Awkward conversation

  • Drivingforfun's Avatar
    We have an elderly family member who is becoming philosophical about life, and very worried (in my opinion, unnecessarily, but that's not relevant) about the inheritance tax bill that we will have to pay in years to come and is exploring all the legal ways of minimising this

    However she has also become incredibly miserly - to the point where when someone drives her to hospital she doesn't pay for the parking

    As an accountant type I notice a contradiction: she wants to help out when she's gone but is being really mean in the present

    I'm aware that dipping into / selling off ones assets doesn't stop inheritance tax liability, but that you can gift as much as you like out of your "regular income" i.e. pension payments - in her case these are higher than her outgoings and her estate value is only growing every month

    In my view, if she helped people now, she'd reduce her estate's value, and as such, inheritance tax liability

    Effectively, for every £1,000 she doesn't give away now, she's only leaving £600 to her heirs and £400 to the government

    This doesn't really affect me at the moment, as I'm quite fortunate, and I'm of course grateful for whatever she leaves me, however other family members who are due to inherit are struggling and I often wonder why she doesn't see the logic?
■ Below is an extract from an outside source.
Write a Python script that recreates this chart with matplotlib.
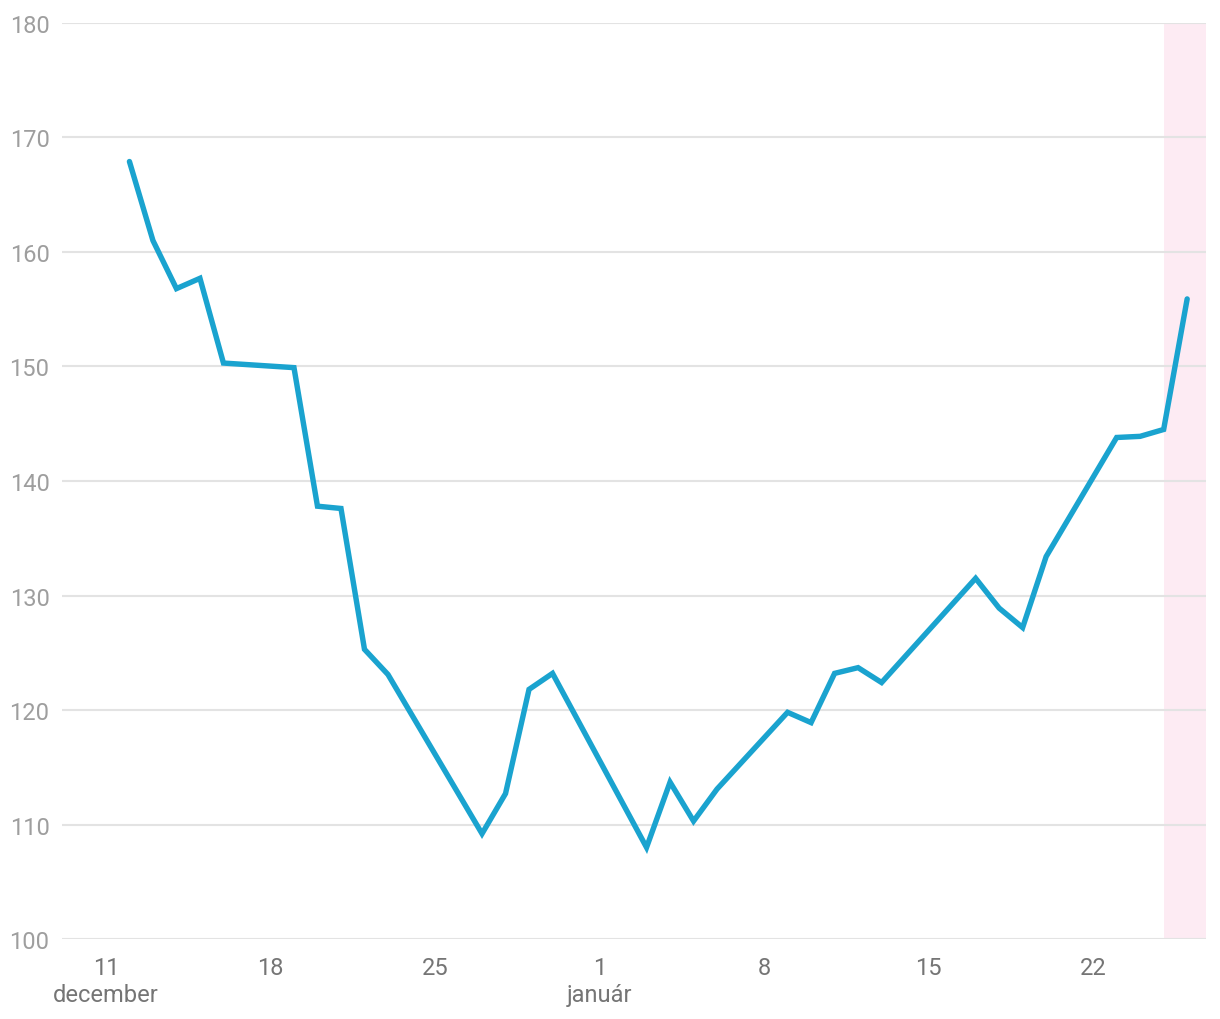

    Obviously it's an incredibly hard thing to bring up without seeming extremely ungrateful and selfish and I'm wondering if anyone else has ever had similar thoughts, or had to deal with this kind of situation?
  • 3 Replies

  • Mark07's Avatar
    Community Manager
    You're right, it is a tricky conversation to have.

    I know that a relative of mine had a chat with a solicitor about signing their home over to their children, the solicitor refused to do it as the kids could theoretically chuck them out of their home (they wouldn't do that) and the solicitor was rightly looking after the best interests of my relative/their client.
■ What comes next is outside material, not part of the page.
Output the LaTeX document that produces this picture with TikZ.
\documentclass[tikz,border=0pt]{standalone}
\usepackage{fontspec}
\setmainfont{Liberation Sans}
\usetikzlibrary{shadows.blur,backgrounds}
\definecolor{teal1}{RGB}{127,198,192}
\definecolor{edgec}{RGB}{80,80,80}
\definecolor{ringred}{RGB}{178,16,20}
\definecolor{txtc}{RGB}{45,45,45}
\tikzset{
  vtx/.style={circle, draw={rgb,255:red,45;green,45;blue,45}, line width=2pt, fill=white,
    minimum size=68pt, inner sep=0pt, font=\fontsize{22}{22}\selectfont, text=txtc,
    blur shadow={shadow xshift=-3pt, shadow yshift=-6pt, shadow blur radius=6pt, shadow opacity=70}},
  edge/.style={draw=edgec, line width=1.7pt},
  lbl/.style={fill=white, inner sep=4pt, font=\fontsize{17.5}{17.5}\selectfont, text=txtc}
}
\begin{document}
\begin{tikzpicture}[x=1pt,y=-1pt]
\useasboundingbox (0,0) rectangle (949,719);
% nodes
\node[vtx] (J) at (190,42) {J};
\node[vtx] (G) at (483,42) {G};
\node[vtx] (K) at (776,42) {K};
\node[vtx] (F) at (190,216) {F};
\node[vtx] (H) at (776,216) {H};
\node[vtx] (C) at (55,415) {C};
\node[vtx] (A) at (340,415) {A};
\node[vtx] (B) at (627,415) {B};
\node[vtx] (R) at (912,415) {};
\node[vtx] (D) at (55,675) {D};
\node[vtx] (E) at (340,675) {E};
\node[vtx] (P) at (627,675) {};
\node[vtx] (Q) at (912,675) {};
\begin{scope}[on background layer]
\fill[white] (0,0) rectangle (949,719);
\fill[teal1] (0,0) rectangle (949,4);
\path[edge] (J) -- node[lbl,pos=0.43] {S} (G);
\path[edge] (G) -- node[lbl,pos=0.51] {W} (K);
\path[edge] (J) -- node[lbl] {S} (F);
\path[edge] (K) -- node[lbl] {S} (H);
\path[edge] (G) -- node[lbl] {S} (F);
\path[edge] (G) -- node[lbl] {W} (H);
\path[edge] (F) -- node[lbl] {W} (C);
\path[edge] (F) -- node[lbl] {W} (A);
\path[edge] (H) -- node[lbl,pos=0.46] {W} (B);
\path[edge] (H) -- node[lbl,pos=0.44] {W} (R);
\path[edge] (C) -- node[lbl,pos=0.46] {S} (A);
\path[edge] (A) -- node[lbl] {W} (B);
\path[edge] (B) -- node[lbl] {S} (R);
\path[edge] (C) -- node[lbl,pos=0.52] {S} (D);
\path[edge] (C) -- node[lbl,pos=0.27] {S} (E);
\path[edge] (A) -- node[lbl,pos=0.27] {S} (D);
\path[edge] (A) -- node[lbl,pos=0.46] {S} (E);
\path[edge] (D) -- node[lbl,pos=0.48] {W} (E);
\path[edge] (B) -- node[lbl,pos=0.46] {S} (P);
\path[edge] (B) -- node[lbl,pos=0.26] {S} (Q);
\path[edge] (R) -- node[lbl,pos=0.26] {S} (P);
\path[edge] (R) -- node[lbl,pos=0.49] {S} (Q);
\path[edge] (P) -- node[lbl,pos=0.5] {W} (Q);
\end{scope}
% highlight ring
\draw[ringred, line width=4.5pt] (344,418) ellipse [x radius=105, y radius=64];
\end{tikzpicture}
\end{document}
    Just my personal opinion, so feel free to ignore. If the relative doesn't actively bring it up/ask for advice, then perhaps the wider family need to just accept what will be. Perhaps, if appropriate, they could be pointed in the direction of independent advice.
  • Drivingforfun's Avatar
    I agree with your opinion, Mark, I maybe didn't make clear in the OP but my relative does bring it up rather obsessively, more or less every time we see her, which is quite depressing!
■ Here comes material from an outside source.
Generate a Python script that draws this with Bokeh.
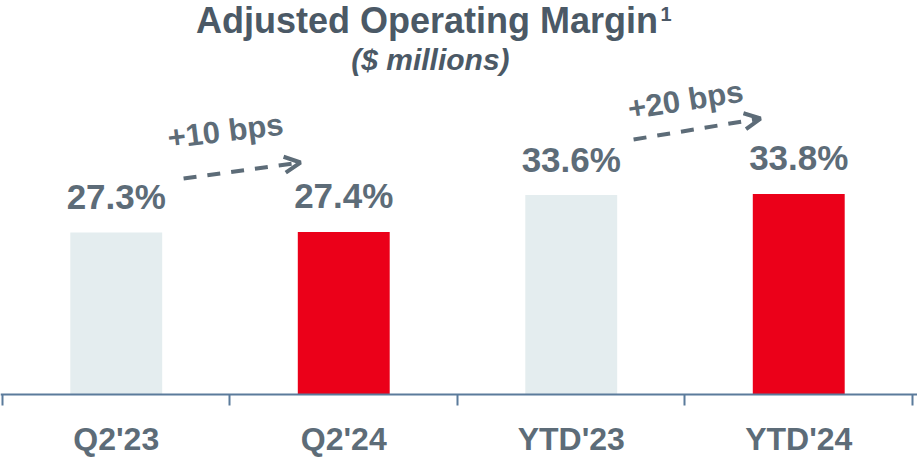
from bokeh.plotting import figure
from bokeh.models import (Range1d, LinearAxis, FixedTicker, Label, Arrow,
                          OpenHead, ColumnDataSource)
from bokeh.core.properties import value
from bokeh.embed import file_html
from bokeh.resources import INLINE

# ---- data ----
categories = ["Q2'23", "Q2'24", "YTD'23", "YTD'24"]
margins = [27.3, 27.4, 33.6, 33.8]
bar_colors = ["#e4edef", "#eb0019", "#e4edef", "#eb0019"]
change_labels = ["+10 bps", "+20 bps"]
change_pairs = [(0, 1), (2, 3)]

FONT = "Liberation Sans"
TEXT_C = "#5d6c78"
TITLE_C = "#4b5966"
AXIS_C = "#5b7b9b"
PX_PER_UNIT = 5.935


def lift(fs):
    # compensate for baseline placement of rendered text (in data units)
    return 0.37 * fs / PX_PER_UNIT


xs = [i + 0.5 for i in range(len(categories))]
src = ColumnDataSource(dict(
    x=xs, top=margins, color=bar_colors,
    label=[f"{m:.1f}%" for m in margins],
))

p = figure(width=917, height=458,
           x_range=Range1d(-0.00879, 4.02198), y_range=Range1d(-10.784, 66.386),
           output_backend="svg", toolbar_location=None,
           x_axis_location=None, y_axis_location=None,
           min_border=0, outline_line_color=None)
p.background_fill_color = "white"
p.border_fill_color = "white"
p.xgrid.visible = False
p.ygrid.visible = False

p.vbar(x="x", top="top", bottom=0, width=0.404, fill_color="color",
       line_color=None, source=src)

p.text(x="x", y="top", text="label", source=src, text_align="center",
       text_baseline="alphabetic", y_offset=-36,
       text_font=value(FONT), text_font_style="bold",
       text_font_size="35px", text_color=TEXT_C)

ax = LinearAxis(fixed_location=0,
                ticker=FixedTicker(ticks=xs, minor_ticks=list(range(len(categories) + 1))),
                major_label_overrides={x: c for x, c in zip(xs, categories)})
ax.axis_line_color = AXIS_C
ax.axis_line_width = 2
ax.major_tick_line_color = None
ax.major_tick_out = 0
ax.major_tick_in = 0
ax.minor_tick_line_color = AXIS_C
ax.minor_tick_line_width = 2
ax.minor_tick_out = 11
ax.minor_tick_in = 0
ax.major_label_standoff = 16
ax.major_label_text_font = FONT
ax.major_label_text_font_style = "bold"
ax.major_label_text_font_size = "32px"
ax.major_label_text_color = TEXT_C
p.add_layout(ax, "below")

# titles
p.add_layout(Label(x=1.866, y=60.82 + lift(36), text="Adjusted Operating Margin",
                   text_align="center", text_baseline="alphabetic",
                   text_font=FONT, text_font_style="bold",
                   text_font_size="36px", text_color=TITLE_C))
p.add_layout(Label(x=2.892, y=62.84 + lift(20), text="1", text_align="left",
                   text_baseline="alphabetic", text_font=FONT,
                   text_font_style="bold", text_font_size="20px",
                   text_color=TITLE_C))
p.add_layout(Label(x=1.881, y=54.59 + lift(30), text="($ millions)",
                   text_align="center", text_baseline="alphabetic",
                   text_font=FONT, text_font_style="bold italic",
                   text_font_size="30px", text_color=TITLE_C))

# change arrows (annotation offsets relative to bar centres / tops)
arrow_geo = [
    # (dx_start, dy_start, dx_end, dy_end, label_dx, label_dy, angle)
    (0.296, 9.09, -0.190, 11.69, 0.480, 15.16, 7.0),
    (0.274, 9.37, -0.168, 12.70, 0.502, 14.08, 9.0),
]
for (a, b), lab, g in zip(change_pairs, change_labels, arrow_geo):
    dxs, dys, dxe, dye, ldx, ldy, ang = g
    p.add_layout(Arrow(x_start=xs[a] + dxs, y_start=margins[a] + dys,
                       x_end=xs[b] + dxe, y_end=margins[b] + dye,
                       line_color=TEXT_C, line_width=4, line_dash="13 11",
                       end=OpenHead(size=16, line_width=4, line_color=TEXT_C)))
    p.add_layout(Label(x=xs[a] + ldx, y=margins[a] + ldy + lift(31), text=lab,
                       angle=ang, angle_units="deg", text_align="center",
                       text_baseline="alphabetic", text_font=FONT,
                       text_font_style="bold", text_font_size="31px",
                       text_color=TEXT_C))

open("out.html", "w").write(file_html(p, INLINE))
    She makes it clear that she wants to look after her family and with me being an accountanty person it just seems a bad idea that her heirs are effectively gaining 60 pence for every pound they forsake

    All that said though, I'm of the opinion that it's her money and while her wishes are not logical, death is an emotional subject and maybe it's OK to let your heart rule
  • Rolebama's Avatar
    As far as I am aware, when the husband dies first, on the occasion that the wife dies there is an allowance where some kind of tax reduction kicks in and the allowance before death duties increases considerably. I know my friend's widowed mother recently died leaving around £700,000 between my friend and his brother and they paid no tax. This amount included savings, some stocks and shares and the value of the house.